• **DATA EXCERPT**:
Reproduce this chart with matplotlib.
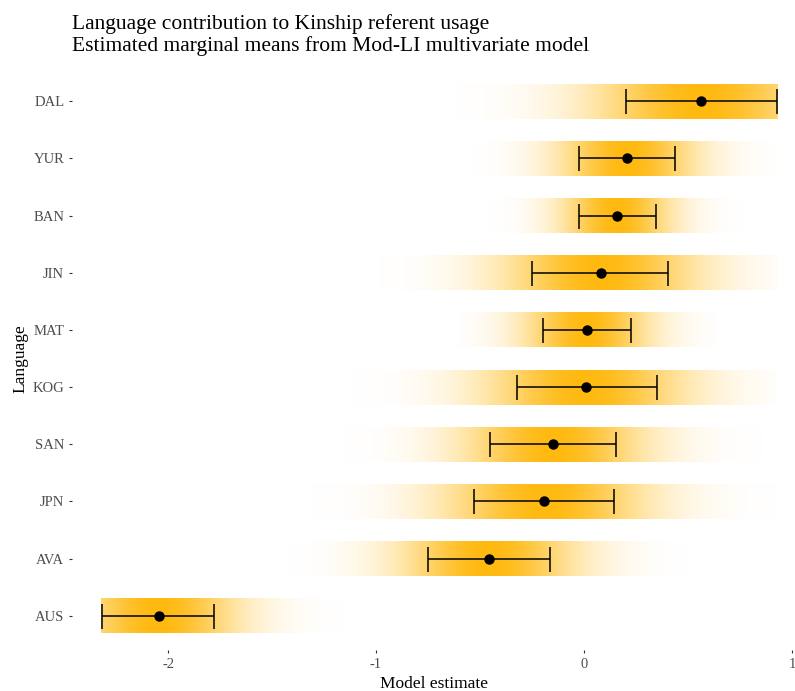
import numpy as np
import matplotlib
matplotlib.use("Agg")
import matplotlib.pyplot as plt

plt.rcParams['font.family'] = ['Liberation Serif', 'DejaVu Serif']

languages = ["AUS", "AVA", "JPN", "SAN", "KOG", "MAT", "JIN", "BAN", "YUR", "DAL"]
estimate = [-2.045, -0.457, -0.19, -0.147, 0.01, 0.013, 0.08, 0.159, 0.207, 0.5625]
lower = [-2.317, -0.75, -0.53, -0.45, -0.32, -0.197, -0.248, -0.024, -0.023, 0.20]
upper = [-1.78, -0.163, 0.145, 0.156, 0.35, 0.226, 0.406, 0.346, 0.438, 0.926]
band_lo = [-2.32, -1.44, -1.33, -1.15, -1.19, -0.61, -0.985, -0.46, -0.54, -0.61]
band_hi = [-1.13, 0.495, 0.93, 0.93, 0.93, 0.63, 0.93, 0.765, 0.93, 0.93]
xticks = [-2, -1, 0, 1]

peak = np.array([255, 185, 15]) / 255.0

W, H = 795, 691
fig = plt.figure(figsize=(W / 100, H / 100), dpi=100)
left_px, right_px, top_px, bot_px = 72, 795, 67, 650
ax = fig.add_axes([left_px / W, (H - bot_px) / H, (right_px - left_px) / W, (bot_px - top_px) / H])

half_h = 0.305
for i, lang in enumerate(languages):
    y = i + 1
    sd = (upper[i] - lower[i]) / 2.0
    xs = np.linspace(band_lo[i], band_hi[i], 600)
    a = np.exp(-0.5 * ((xs - estimate[i]) / sd) ** 2)
    img = np.zeros((1, len(xs), 4))
    img[0, :, :3] = peak
    img[0, :, 3] = a
    ax.imshow(img, extent=[band_lo[i], band_hi[i], y - half_h, y + half_h],
              aspect='auto', interpolation='bilinear', zorder=1)

ys = np.arange(1, len(languages) + 1)
est = np.array(estimate)
lo = np.array(lower)
hi = np.array(upper)
ax.errorbar(est, ys, xerr=[est - lo, hi - est], fmt='o', color='black',
            ecolor='black', elinewidth=1.1, capsize=9, capthick=1.1,
            markersize=6.5, zorder=3)

# x mapping: 0 at 584 px, 208 px per unit
ax.set_xlim((left_px - 584) / 208, (right_px - 584) / 208)
ax.set_ylim(0.4, len(languages) + 0.6)
ax.set_yticks(ys)
ax.set_yticklabels(languages)
ax.set_xticks(xticks)
ax.set_xticklabels([str(t) for t in xticks])
for s in ax.spines.values():
    s.set_visible(False)
ax.tick_params(axis='both', colors='#333333', length=2.5, width=0.8,
               labelsize=10.5, labelcolor='#4d4d4d', pad=3)
ax.set_xlabel("Model estimate", fontsize=12.5, labelpad=4)
ax.set_ylabel("Language", fontsize=12.5, labelpad=3)

fig.text(left_px / W, 1 - 14 / H,
         "Language contribution to Kinship referent usage\nEstimated marginal means from Mod-LI multivariate model",
         fontsize=15.5, va='top', ha='left', linespacing=1.12)

fig.savefig("out.png", dpi=100)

• **WHAT TO PRODUCE**: Write out exactly the opening lines of the data, stopping after the line that holds "plt.rcParams['font.family'] = ['Liberation". Exclude pictures.

• **RESULT OF THE EXERCISE**:
Reproduce this chart with matplotlib.
import numpy as np
import matplotlib
matplotlib.use("Agg")
import matplotlib.pyplot as plt

plt.rcParams['font.family'] = ['Liberation Serif', 'DejaVu Serif']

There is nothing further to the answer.